Claim 1: For each $\delta>0$, there exists a finite set $A_{\delta}\subseteq X$ such that $X=\cup_{x\in A_{\delta}}B(x,\delta),$where $B(x,\delta)=\{y\in X\mid d(x,y)<\delta\}$, the open ball centered at $x$ with radius $\delta$.

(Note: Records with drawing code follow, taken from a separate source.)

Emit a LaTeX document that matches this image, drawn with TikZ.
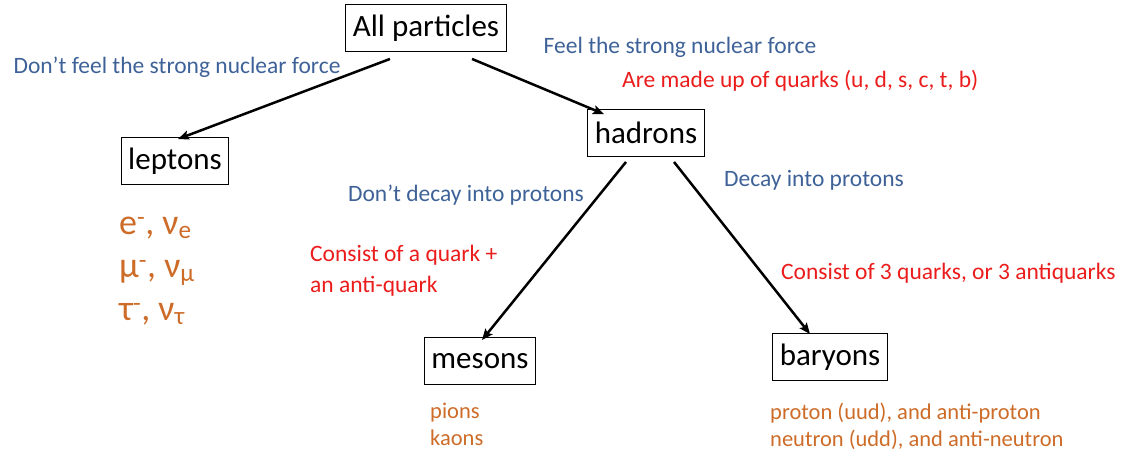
\documentclass[tikz,border=0pt]{standalone}
\usepackage{fontspec}
\setmainfont{Carlito}
\usetikzlibrary{arrows.meta,positioning}
\definecolor{labelblue}{RGB}{62,98,152}
\definecolor{notered}{RGB}{235,28,28}
\definecolor{listorange}{RGB}{205,108,40}
\tikzset{
  cls/.style={draw=black,line width=0.9pt,fill=white,inner xsep=7pt,minimum height=47pt,font=\fontsize{31}{37}\selectfont},
  prop/.style={text=labelblue,inner sep=0pt,font=\fontsize{23.5}{28}\selectfont},
  rule/.style={text=notered,inner sep=0pt,align=left,font=\fontsize{23.5}{31}\selectfont},
  members/.style={text=listorange,inner sep=0pt,align=left,anchor=north west,font=\fontsize{22.5}{27}\selectfont},
  arr/.style={-{Stealth[length=11pt,width=9pt,inset=2pt]},draw=black,line width=2.5pt}
}
\begin{document}
\begin{tikzpicture}[x=1pt,y=-1pt]
  \useasboundingbox (0,0) rectangle (1126,457);
  % particle classes
  \node[cls] (all) at (426,28) {All particles};
  \node[cls] (lep) at (175,161) {leptons};
  \node[cls] (had) at (646,133) {hadrons};
  \node[cls] (mes) at (480,361) {mesons};
  \node[cls] (bar) at (830,357) {baryons};
  % branches
  \draw[arr] ([xshift=-36pt,yshift=-7pt]all.south) -- ([xshift=3pt,yshift=-2pt]lep.north);
  \draw[arr] ([xshift=46pt,yshift=-7pt]all.south) -- ([xshift=-42pt,yshift=-5pt]had.north);
  \draw[arr] ([xshift=-20pt,yshift=-5pt]had.south) -- ([xshift=2pt,yshift=-3pt]mes.north);
  \draw[arr] ([xshift=28pt,yshift=-5pt]had.south) -- ([xshift=-20pt,yshift=-1pt]bar.north);
  % branch labels
  \node[prop] (nostrong) at (177,67) {Don’t feel the strong nuclear force};
  \node[prop] (strong) at (680,47) {Feel the strong nuclear force};
  \node[rule,anchor=west] (quarks) at (622,81) {Are made up of quarks (u, d, s, c, t, b)};
  \node[prop] (nodecay) at (466,195) {Don’t decay into protons};
  \node[prop] (decay) at (814,180) {Decay into protons};
  \node[rule,anchor=north west] (qpair) at (310,245) {Consist of a quark +\\an anti-quark};
  \node[rule,anchor=west] (qtriple) at (781,273) {Consist of 3 quarks, or 3 antiquarks};
  % members
  \node[members,font=\fontsize{36}{43}\selectfont] (leplist) at (119,217)
    {e\textsuperscript{-}, ν\textsubscript{e}\\μ\textsuperscript{-}, ν\textsubscript{μ}\\τ\textsuperscript{-}, ν\textsubscript{τ}};
  \node[members] (meslist) at (430,403) {pions\\kaons};
  \node[members] (barlist) at (770,403) {proton (uud), and anti-proton\\neutron (udd), and anti-neutron};
\end{tikzpicture}
\end{document}
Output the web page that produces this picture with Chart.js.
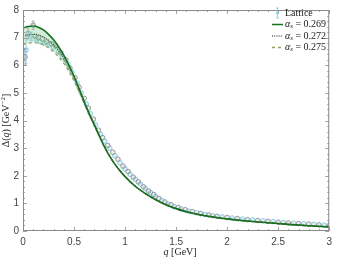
<!DOCTYPE html>
<html>
<head>
<meta charset="utf-8">
<script src="https://cdn.jsdelivr.net/npm/chart.js@4"></script>
<style>
  html, body { margin: 0; padding: 0; background: #fff; }
  #wrap { width: 337px; height: 259px; }
</style>
</head>
<body>
<div id="wrap"><canvas id="chart" width="337" height="259"></canvas></div>
<script>
// curvas teoricas
const qCurve = [0, 0.05, 0.1, 0.15, 0.2, 0.25, 0.3, 0.35, 0.4, 0.45, 0.5, 0.55, 0.6, 0.65, 0.7, 0.75, 0.8, 0.85, 0.9, 0.95, 1.0,
  1.1, 1.2, 1.3, 1.4, 1.5, 1.6, 1.8, 2.0, 2.2, 2.4, 2.6, 2.8, 3.0];
const delta269 = [7.35, 7.4, 7.42, 7.38, 7.28, 7.12, 6.92, 6.66, 6.36, 6.0, 5.6, 5.15, 4.68, 4.24, 3.84, 3.42, 3.04, 2.7, 2.42, 2.18, 1.97,
  1.62, 1.35, 1.13, 0.95, 0.81, 0.7, 0.54, 0.44, 0.36, 0.3, 0.24, 0.19, 0.15];
const delta272 = [7.05, 7.1, 7.12, 7.1, 7.03, 6.9, 6.74, 6.52, 6.25, 5.92, 5.55, 5.12, 4.66, 4.22, 3.83, 3.42, 3.04, 2.7, 2.42, 2.18, 1.97,
  1.62, 1.35, 1.13, 0.95, 0.81, 0.7, 0.54, 0.44, 0.36, 0.3, 0.24, 0.19, 0.15];
const delta275 = [6.75, 6.8, 6.82, 6.8, 6.74, 6.63, 6.49, 6.3, 6.07, 5.78, 5.44, 5.05, 4.62, 4.2, 3.82, 3.41, 3.03, 2.7, 2.42, 2.18, 1.97,
  1.62, 1.35, 1.13, 0.95, 0.81, 0.7, 0.54, 0.44, 0.36, 0.3, 0.24, 0.19, 0.15];

// datos de la red (dos conjuntos)
const latQ1 = [0.03, 0.08, 0.13, 0.17, 0.21, 0.26, 0.3, 0.35, 0.39, 0.44, 0.48, 0.53, 0.57, 0.62, 0.66, 0.71, 0.76, 0.8, 0.85, 0.9, 0.95,
  1.0, 1.05, 1.1, 1.15, 1.2, 1.25, 1.3, 1.36, 1.42, 1.48, 1.55, 1.62, 1.7, 1.78, 1.86, 1.95, 2.05, 2.15, 2.25, 2.35, 2.45, 2.55, 2.65, 2.75, 2.85, 2.95];
const latD1 = [6.55, 7.05, 6.95, 6.85, 6.8, 6.75, 6.65, 6.5, 6.3, 6.05, 5.75, 5.35, 5.0, 4.6, 4.25, 3.85, 3.5, 3.25, 3.0, 2.72, 2.47,
  2.25, 2.05, 1.87, 1.7, 1.53, 1.39, 1.25, 1.1, 0.98, 0.88, 0.8, 0.72, 0.66, 0.6, 0.55, 0.51, 0.47, 0.43, 0.4, 0.37, 0.34, 0.31, 0.28, 0.26, 0.24, 0.21];
const latE1 = [0.5, 0.15, 0.1, 0.06, 0.05, 0.05, 0.04, 0.04, 0.04, 0.03, 0.03, 0.03, 0.03, 0.03, 0.02, 0.02, 0.02, 0.02, 0.02, 0.02, 0.02,
  0.02, 0.02, 0.02, 0.02, 0.02, 0.01, 0.01, 0.01, 0.01, 0.01, 0.01, 0.01, 0.01, 0.01, 0.01, 0.01, 0.01, 0.01, 0.01, 0.01, 0.01, 0.01, 0.01, 0.01, 0.01, 0.01];
const latQ2 = [0.02, 0.05, 0.1, 0.12, 0.15, 0.19, 0.23, 0.28, 0.32, 0.37, 0.42, 0.46, 0.51, 0.55, 0.6, 0.64, 0.69, 0.74, 0.78, 0.83, 0.88, 0.93,
  0.98, 1.03, 1.08, 1.13, 1.18, 1.23, 1.28, 1.33, 1.39, 1.45, 1.52, 1.59, 1.66, 1.74, 1.82, 1.9, 2.0, 2.1, 2.2, 2.3, 2.4, 2.5, 2.6, 2.7, 2.8, 2.9, 3.0];
const latD2 = [6.3, 7.15, 7.45, 7.05, 7.0, 6.95, 6.85, 6.78, 6.7, 6.45, 6.2, 5.9, 5.55, 5.2, 4.8, 4.45, 4.05, 3.65, 3.38, 3.1, 2.85, 2.6,
  2.35, 2.15, 1.95, 1.78, 1.6, 1.45, 1.32, 1.18, 1.05, 0.95, 0.85, 0.77, 0.7, 0.63, 0.58, 0.53, 0.49, 0.45, 0.41, 0.38, 0.35, 0.32, 0.29, 0.27, 0.25, 0.22, 0.2];
const latE2 = [0.3, 0.2, 0.15, 0.08, 0.06, 0.05, 0.05, 0.04, 0.04, 0.04, 0.03, 0.03, 0.03, 0.03, 0.03, 0.02, 0.02, 0.02, 0.02, 0.02, 0.02, 0.02,
  0.02, 0.02, 0.02, 0.02, 0.02, 0.01, 0.01, 0.01, 0.01, 0.01, 0.01, 0.01, 0.01, 0.01, 0.01, 0.01, 0.01, 0.01, 0.01, 0.01, 0.01, 0.01, 0.01, 0.01, 0.01, 0.01, 0.01];

const xTicks = [0, 0.5, 1, 1.5, 2, 2.5, 3];
const yTicks = [0, 1, 2, 3, 4, 5, 6, 7, 8];
const alphaLabels = ['0.269', '0.272', '0.275'];

const serif = "'Liberation Serif', 'DejaVu Serif', serif";
const sans = "'Liberation Sans', 'DejaVu Sans', sans-serif";
const green = '#17701f';
const olive = '#9a9a5c';
const blueLat = '#7fc6e4';
const grayLat = '#8e8e8e';

const toXY = (xs, ys) => xs.map((x, i) => ({ x: x, y: ys[i] }));

// dibuja trozos de texto con distinto estilo uno tras otro
function drawRuns(ctx, runs, x, y) {
  let cx = x;
  runs.forEach(r => {
    ctx.font = r.font;
    ctx.fillText(r.t, cx, y + (r.dy || 0));
    cx += ctx.measureText(r.t).width;
  });
  return cx;
}
function runsWidth(ctx, runs) {
  let w = 0;
  runs.forEach(r => { ctx.font = r.font; w += ctx.measureText(r.t).width; });
  return w;
}

// marco, ticks hacia dentro, barras de error, titulos y leyenda
const framePlugin = {
  id: 'frame',
  afterDatasetsDraw(chart) {
    const { ctx, chartArea: a, scales } = chart;
    const xs = scales.x, ys = scales.y;
    ctx.save();
    chart.data.datasets.forEach(ds => {
      if (!ds.err) return;
      ctx.strokeStyle = ds.errColor;
      ctx.lineWidth = 0.8;
      ds.data.forEach((p, i) => {
        const e = ds.err[i];
        const px = xs.getPixelForValue(p.x);
        const top = ys.getPixelForValue(p.y + e);
        const bot = ys.getPixelForValue(p.y - e);
        if (bot - top < 6) return;
        ctx.beginPath();
        ctx.moveTo(px, top); ctx.lineTo(px, bot);
        ctx.moveTo(px - 1.5, top); ctx.lineTo(px + 1.5, top);
        ctx.moveTo(px - 1.5, bot); ctx.lineTo(px + 1.5, bot);
        ctx.stroke();
      });
    });
    // marco
    ctx.strokeStyle = '#8a8a8a';
    ctx.lineWidth = 1;
    ctx.strokeRect(a.left + 0.5, a.top + 0.5, a.right - a.left - 1, a.bottom - a.top - 1);
    ctx.lineWidth = 0.8;
    ctx.beginPath();
    for (let v = 0; v <= 30; v++) {
      const px = Math.round(xs.getPixelForValue(v / 10)) + 0.5;
      const len = v % 5 === 0 ? 4 : 2;
      ctx.moveTo(px, a.bottom); ctx.lineTo(px, a.bottom - len);
      ctx.moveTo(px, a.top); ctx.lineTo(px, a.top + len);
    }
    for (let v = 0; v <= 40; v++) {
      const py = Math.round(ys.getPixelForValue(v / 5)) + 0.5;
      const len = v % 5 === 0 ? 4 : 2;
      ctx.moveTo(a.left, py); ctx.lineTo(a.left + len, py);
      ctx.moveTo(a.right, py); ctx.lineTo(a.right - len, py);
    }
    ctx.stroke();

    // titulos de ejes
    const it = 'italic 10px ' + serif, rm = '10px ' + serif, sm = '7px ' + serif;
    ctx.fillStyle = '#222';
    ctx.textBaseline = 'middle';
    ctx.textAlign = 'left';
    const xRuns = [{ t: 'q', font: it }, { t: ' [GeV]', font: rm }];
    const xw = runsWidth(ctx, xRuns);
    drawRuns(ctx, xRuns, (a.left + a.right) / 2 - xw / 2 + 4, 252.5);

    const yRuns = [{ t: 'Δ(', font: rm }, { t: 'q', font: it }, { t: ') [GeV', font: rm }, { t: '−2', font: sm, dy: -3 }, { t: ']', font: rm }];
    const yw = runsWidth(ctx, yRuns);
    ctx.save();
    ctx.translate(6, (a.top + a.bottom) / 2);
    ctx.rotate(-Math.PI / 2);
    drawRuns(ctx, yRuns, -yw / 2, 0);
    ctx.restore();

    // leyenda
    const lx = 272, ty = 13, step = 11.5;
    ctx.strokeStyle = blueLat;
    ctx.lineWidth = 0.8;
    ctx.beginPath();
    ctx.moveTo(277.5, ty - 5); ctx.lineTo(277.5, ty + 5);
    ctx.moveTo(276, ty - 5); ctx.lineTo(279, ty - 5);
    ctx.moveTo(276, ty + 5); ctx.lineTo(279, ty + 5);
    ctx.stroke();
    ctx.beginPath(); ctx.arc(277.5, ty, 1.2, 0, Math.PI * 2); ctx.stroke();
    ctx.font = rm;
    ctx.fillText('Lattice', 285, ty);
    const styles = [
      { color: green, dash: [], w: 1.5 },
      { color: '#111', dash: [1, 1.2], w: 1.2 },
      { color: olive, dash: [3, 3], w: 1.4 }
    ];
    styles.forEach((s, i) => {
      const y = ty + step * (i + 1);
      ctx.strokeStyle = s.color;
      ctx.lineWidth = s.w;
      ctx.setLineDash(s.dash);
      ctx.beginPath(); ctx.moveTo(lx, y); ctx.lineTo(lx + 11, y); ctx.stroke();
      ctx.setLineDash([]);
      drawRuns(ctx, [{ t: 'α', font: it }, { t: 's', font: 'italic 7px ' + serif, dy: 2 }, { t: ' = ' + alphaLabels[i], font: rm }], 285, y);
    });
    ctx.restore();
  }
};

new Chart(document.getElementById('chart').getContext('2d'), {
  type: 'scatter',
  data: {
    datasets: [
      {
        label: 'αs = ' + alphaLabels[0],
        data: toXY(qCurve, delta269),
        showLine: true,
        borderColor: green,
        borderWidth: 1.6,
        pointRadius: 0,
        cubicInterpolationMode: 'monotone',
        fill: { target: 2 },
        backgroundColor: 'rgba(130, 210, 150, 0.35)',
        order: 1
      },
      {
        label: 'αs = ' + alphaLabels[1],
        data: toXY(qCurve, delta272),
        showLine: true,
        borderColor: '#111',
        borderWidth: 1.2,
        borderDash: [1, 1.2],
        pointRadius: 0,
        cubicInterpolationMode: 'monotone',
        order: 1
      },
      {
        label: 'αs = ' + alphaLabels[2],
        data: toXY(qCurve, delta275),
        showLine: true,
        borderColor: olive,
        borderWidth: 1.4,
        borderDash: [3, 3],
        pointRadius: 0,
        cubicInterpolationMode: 'monotone',
        order: 1
      },
      {
        label: 'Lattice',
        data: toXY(latQ1, latD1),
        err: latE1,
        errColor: blueLat,
        pointRadius: 2.3,
        borderWidth: 0.9,
        borderColor: blueLat,
        backgroundColor: 'rgba(127, 198, 228, 0.25)',
        order: 3
      },
      {
        label: 'Lattice 2',
        data: toXY(latQ2, latD2),
        err: latE2,
        errColor: '#a0a0a0',
        pointRadius: 2.3,
        borderWidth: 0.9,
        borderColor: grayLat,
        backgroundColor: 'rgba(160, 160, 160, 0.2)',
        order: 2
      }
    ]
  },
  options: {
    responsive: false,
    animation: false,
    layout: { padding: { top: 3, right: 3, left: 0, bottom: 0 } },
    plugins: { legend: { display: false }, tooltip: { enabled: false } },
    scales: {
      x: {
        type: 'linear', min: 0, max: 3,
        afterBuildTicks: s => { s.ticks = xTicks.map(v => ({ value: v })); },
        afterFit: s => { s.height = 28; },
        ticks: { font: { family: sans, size: 10 }, color: '#444', padding: 5, maxRotation: 0, callback: v => String(v) },
        grid: { display: false, drawTicks: false, tickLength: 0 },
        border: { display: false },
        title: { display: false }
      },
      y: {
        type: 'linear', min: 0, max: 8,
        afterBuildTicks: s => { s.ticks = yTicks.map(v => ({ value: v })); },
        afterFit: s => { s.width = 23; },
        ticks: { font: { family: sans, size: 10 }, color: '#444', padding: 4, callback: v => String(v) },
        grid: { display: false, drawTicks: false, tickLength: 0 },
        border: { display: false },
        title: { display: false }
      }
    }
  },
  plugins: [framePlugin]
});
</script>
</body>
</html>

Proof of Claim 1: Fix $\delta>0$. If $X=\emptyset$, we set $A_{\delta}=\emptyset$ and we are done. Suppose that $X\neq\emptyset$. Choose $x_{1}\in X$. If there does not exist $x\in X$ such that $d(x_{1},x)\geq\delta$, we stop and define $A_{\delta}=\{x_1\}$. If there exists such $x$, we choose anyone of them and denote it by $x_{2}$. Suppose that $x_{1},x_{2},\ldots,x_{n}$ have been chosen. If there exists $x\in X$ such that $d(x,x_{k})\geq\delta$ for $k=1,\ldots,n$, we choose anyone of them and denote it by $x_{n+1}$. We prove by contradiction that this procedure stops at certain step. For, if not, then we obtain a sequence $(x_{n})$ in $X$ (Here, we implicitly invoke the Axiom of Countable Choice). Note that $d(x_{i},x_{j})\geq\delta$ whenever $i\neq j$, so $\{x_{n}\mid n\in\mathbb{N}\}$ is an infinite set. (We distinguish between a set $\{x_{n}\mid n\in\mathbb{N}\}$ and a sequence $(x_{n})$. By a sequence $x=(x_{n})$, it is a function $x:\mathbb{N}\rightarrow X$. Note that the set $\{x_{n}\mid n\in\mathbb{N}\}$ is the range $x[\mathbb{N}]$ of the sequence $x$ (I also distinguish between co-domain and range of a function, i.e., the range of a function equals to the co-domain iff the function is surjective.)). By assumption, $\{x_{n}\mid n\in\mathbb{N}\}$ has a limit point $y\in X$. Choose $i$ such that $0<d(y,x_{i})<\delta/2$. For $\delta'=\frac{1}{2}d(y,x_{i})>0$, there exists $j$ such that $0<d(y,x_{j})<\delta'$. Note that $i\neq j$, otherwise, we will have $d(y,x_{j})<\delta'=\frac{1}{2}d(y,x_{i})=\frac{1}{2}d(y,x_{j}),$ which is a contradiction because $d(y,x_{j})>0$. Finally, $d(x_{i},x_{j})\leq d(x_{i},y)+d(y,x_{j})<\delta/2+\frac{1}{2}d(y,x_{i})<\delta$, contradicting to the condition $d(x_{i},x_{j})\geq\delta$ whenever $i\neq j$. Suppose that the procedure stops at $n$ and we obtain $x_{1},\ldots,x_{n}$. Let $A_{\delta}=\{x_{i}\mid1\leq i\leq n\}$. That the procedure cannot be proceeded implies that $\forall x\in X\,\exists k\in\{1,\ldots,n\}\,d(x,x_{k})<\delta.$ Hence, $X=\cup_{x\in A_{\delta}}B(x,\delta).$


For each $n\in\mathbb{N}$, we fix a choice $A_{\frac{1}{n}}$ as in Claim 1. Define $A=\cup_{n=1}^{\infty}A_{\frac{1}{n}}$, which is a countable set because each $A_{\frac{1}{n}}$ is a finite set. Let $x\in X$ and $\varepsilon>0$ be arbitrary. Choose $n$ such that $\frac{1}{n}<\varepsilon$. Since $X=\cup_{y\in A_{\frac{1}{n}}}B(y,\frac{1}{n}),$ there exists $y\in A_{\frac{1}{n}}\subseteq A$ such that $d(x,y)<\frac{1}{n}<\varepsilon$. Therefore, $A$ is a countable dense subset of $X$.